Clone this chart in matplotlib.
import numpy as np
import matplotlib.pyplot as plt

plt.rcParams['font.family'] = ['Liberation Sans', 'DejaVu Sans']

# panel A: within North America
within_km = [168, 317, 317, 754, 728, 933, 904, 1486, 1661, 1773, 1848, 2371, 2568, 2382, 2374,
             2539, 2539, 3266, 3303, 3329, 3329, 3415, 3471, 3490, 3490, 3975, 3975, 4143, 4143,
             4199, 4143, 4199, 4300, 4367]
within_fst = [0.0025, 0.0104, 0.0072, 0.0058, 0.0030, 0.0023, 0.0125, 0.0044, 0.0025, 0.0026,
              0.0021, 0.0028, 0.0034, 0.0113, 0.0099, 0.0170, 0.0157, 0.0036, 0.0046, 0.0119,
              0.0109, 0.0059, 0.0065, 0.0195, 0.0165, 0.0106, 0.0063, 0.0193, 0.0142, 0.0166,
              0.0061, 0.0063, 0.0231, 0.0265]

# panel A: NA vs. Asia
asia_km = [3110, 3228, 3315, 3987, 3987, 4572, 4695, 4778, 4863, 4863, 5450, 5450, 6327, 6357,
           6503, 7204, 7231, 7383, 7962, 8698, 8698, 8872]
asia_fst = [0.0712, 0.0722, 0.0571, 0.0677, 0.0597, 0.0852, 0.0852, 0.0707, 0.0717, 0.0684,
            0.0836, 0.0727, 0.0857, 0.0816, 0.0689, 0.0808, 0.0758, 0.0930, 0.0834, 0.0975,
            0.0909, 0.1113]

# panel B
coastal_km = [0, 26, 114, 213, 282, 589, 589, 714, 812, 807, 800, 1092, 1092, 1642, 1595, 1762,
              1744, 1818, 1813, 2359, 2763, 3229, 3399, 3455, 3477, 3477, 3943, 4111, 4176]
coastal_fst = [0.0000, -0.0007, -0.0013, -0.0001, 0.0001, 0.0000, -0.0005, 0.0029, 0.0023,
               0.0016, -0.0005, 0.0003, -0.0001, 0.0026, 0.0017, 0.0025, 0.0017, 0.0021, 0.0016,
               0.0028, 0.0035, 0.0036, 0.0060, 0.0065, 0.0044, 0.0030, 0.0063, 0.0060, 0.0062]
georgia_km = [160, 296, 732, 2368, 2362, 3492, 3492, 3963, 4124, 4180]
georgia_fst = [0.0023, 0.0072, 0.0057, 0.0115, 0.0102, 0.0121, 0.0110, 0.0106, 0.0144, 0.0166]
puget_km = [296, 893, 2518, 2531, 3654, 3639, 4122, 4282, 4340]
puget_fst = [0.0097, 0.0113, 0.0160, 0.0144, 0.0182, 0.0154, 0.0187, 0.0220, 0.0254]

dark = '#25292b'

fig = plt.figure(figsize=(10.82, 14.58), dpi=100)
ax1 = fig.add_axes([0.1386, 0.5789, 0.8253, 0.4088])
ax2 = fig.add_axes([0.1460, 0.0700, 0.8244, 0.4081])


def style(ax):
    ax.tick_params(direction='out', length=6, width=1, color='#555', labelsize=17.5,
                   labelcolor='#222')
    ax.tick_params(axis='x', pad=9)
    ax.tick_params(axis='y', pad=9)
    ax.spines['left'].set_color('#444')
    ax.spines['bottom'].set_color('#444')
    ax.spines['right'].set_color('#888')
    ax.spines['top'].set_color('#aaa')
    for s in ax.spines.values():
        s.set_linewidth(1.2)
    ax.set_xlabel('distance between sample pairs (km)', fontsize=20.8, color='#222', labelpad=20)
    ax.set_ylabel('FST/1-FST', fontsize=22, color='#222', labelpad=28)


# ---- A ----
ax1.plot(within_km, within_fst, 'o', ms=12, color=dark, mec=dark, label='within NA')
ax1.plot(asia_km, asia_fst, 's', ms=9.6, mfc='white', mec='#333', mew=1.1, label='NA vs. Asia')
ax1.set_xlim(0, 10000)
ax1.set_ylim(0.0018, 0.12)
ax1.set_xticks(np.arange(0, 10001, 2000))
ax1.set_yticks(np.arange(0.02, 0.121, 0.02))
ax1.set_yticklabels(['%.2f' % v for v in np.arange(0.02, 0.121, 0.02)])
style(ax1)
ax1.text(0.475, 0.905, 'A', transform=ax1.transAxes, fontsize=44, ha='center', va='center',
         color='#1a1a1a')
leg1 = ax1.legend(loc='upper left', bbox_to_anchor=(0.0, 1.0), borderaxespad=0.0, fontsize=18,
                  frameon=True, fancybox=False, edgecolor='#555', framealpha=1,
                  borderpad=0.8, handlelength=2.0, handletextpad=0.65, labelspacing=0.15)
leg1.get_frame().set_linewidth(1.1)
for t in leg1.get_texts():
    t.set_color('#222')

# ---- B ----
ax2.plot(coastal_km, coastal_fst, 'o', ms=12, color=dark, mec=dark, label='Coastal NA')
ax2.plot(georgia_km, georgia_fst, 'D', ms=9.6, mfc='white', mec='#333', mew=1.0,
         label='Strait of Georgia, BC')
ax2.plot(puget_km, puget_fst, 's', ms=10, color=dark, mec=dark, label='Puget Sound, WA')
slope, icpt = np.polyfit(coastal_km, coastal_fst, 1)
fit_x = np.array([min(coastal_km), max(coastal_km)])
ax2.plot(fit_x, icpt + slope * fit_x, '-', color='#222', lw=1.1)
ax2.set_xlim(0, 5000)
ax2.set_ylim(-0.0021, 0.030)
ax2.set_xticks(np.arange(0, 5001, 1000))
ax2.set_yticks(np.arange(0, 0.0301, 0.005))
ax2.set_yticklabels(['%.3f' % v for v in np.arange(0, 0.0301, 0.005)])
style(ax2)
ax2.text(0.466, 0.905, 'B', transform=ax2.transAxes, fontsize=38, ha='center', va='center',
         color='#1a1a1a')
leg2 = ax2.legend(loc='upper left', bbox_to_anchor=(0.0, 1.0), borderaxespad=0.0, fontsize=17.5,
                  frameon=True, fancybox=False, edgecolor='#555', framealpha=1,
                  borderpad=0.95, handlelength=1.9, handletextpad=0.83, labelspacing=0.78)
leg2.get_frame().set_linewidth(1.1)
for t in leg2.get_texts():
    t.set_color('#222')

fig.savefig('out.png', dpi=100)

###

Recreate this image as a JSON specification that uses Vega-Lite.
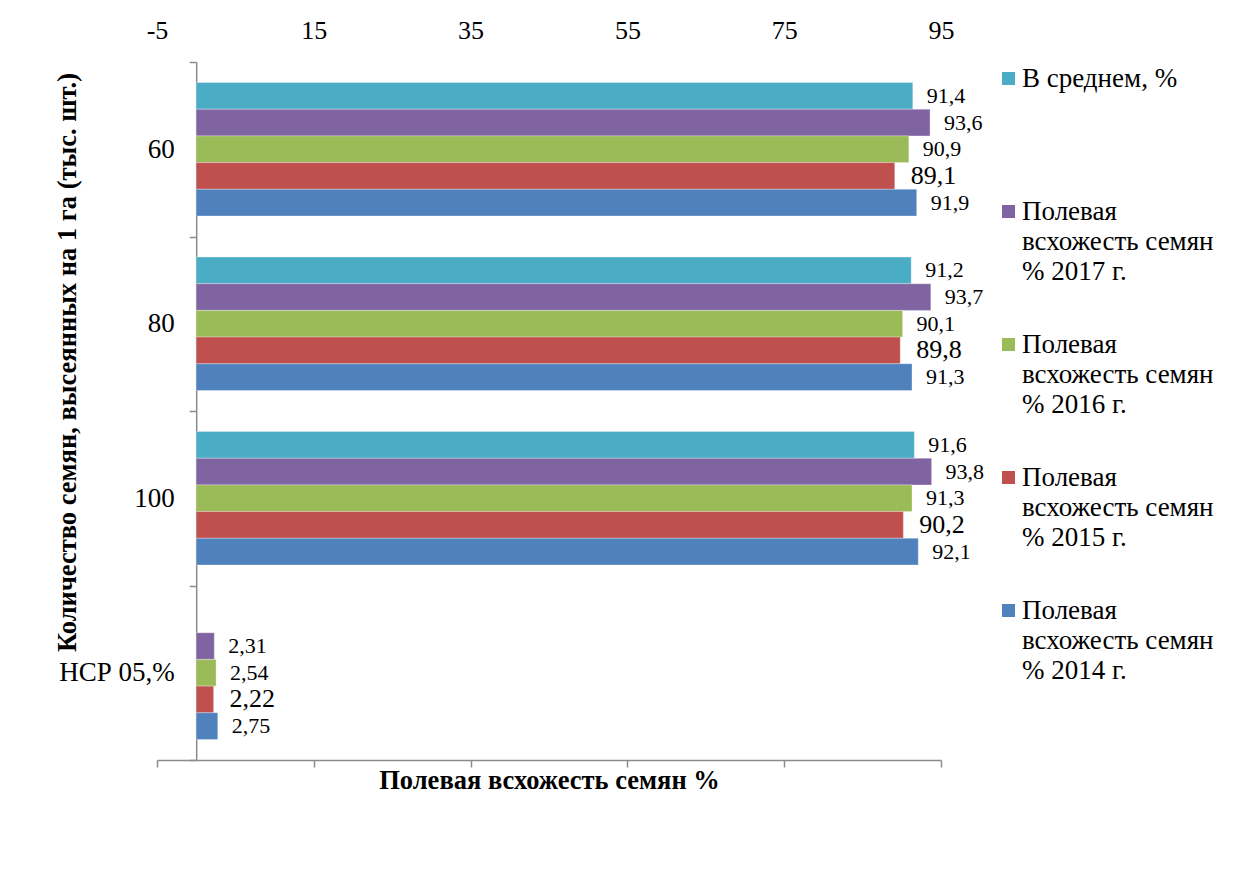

###

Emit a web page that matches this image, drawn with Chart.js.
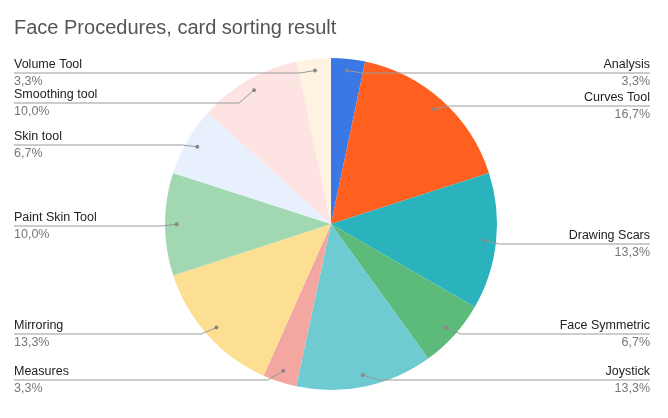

###

▸ Exercise directions: Within the listing above, locate the line containing "Clone this chart in matplotlib." and the line containing "plt.rcParams['font.family'] = ['Liberation". Reproduce those two lines and all lines between them exactly, with nothing added.

▸ Solution:
Clone this chart in matplotlib.
import numpy as np
import matplotlib.pyplot as plt

plt.rcParams['font.family'] = ['Liberation Sans', 'DejaVu Sans']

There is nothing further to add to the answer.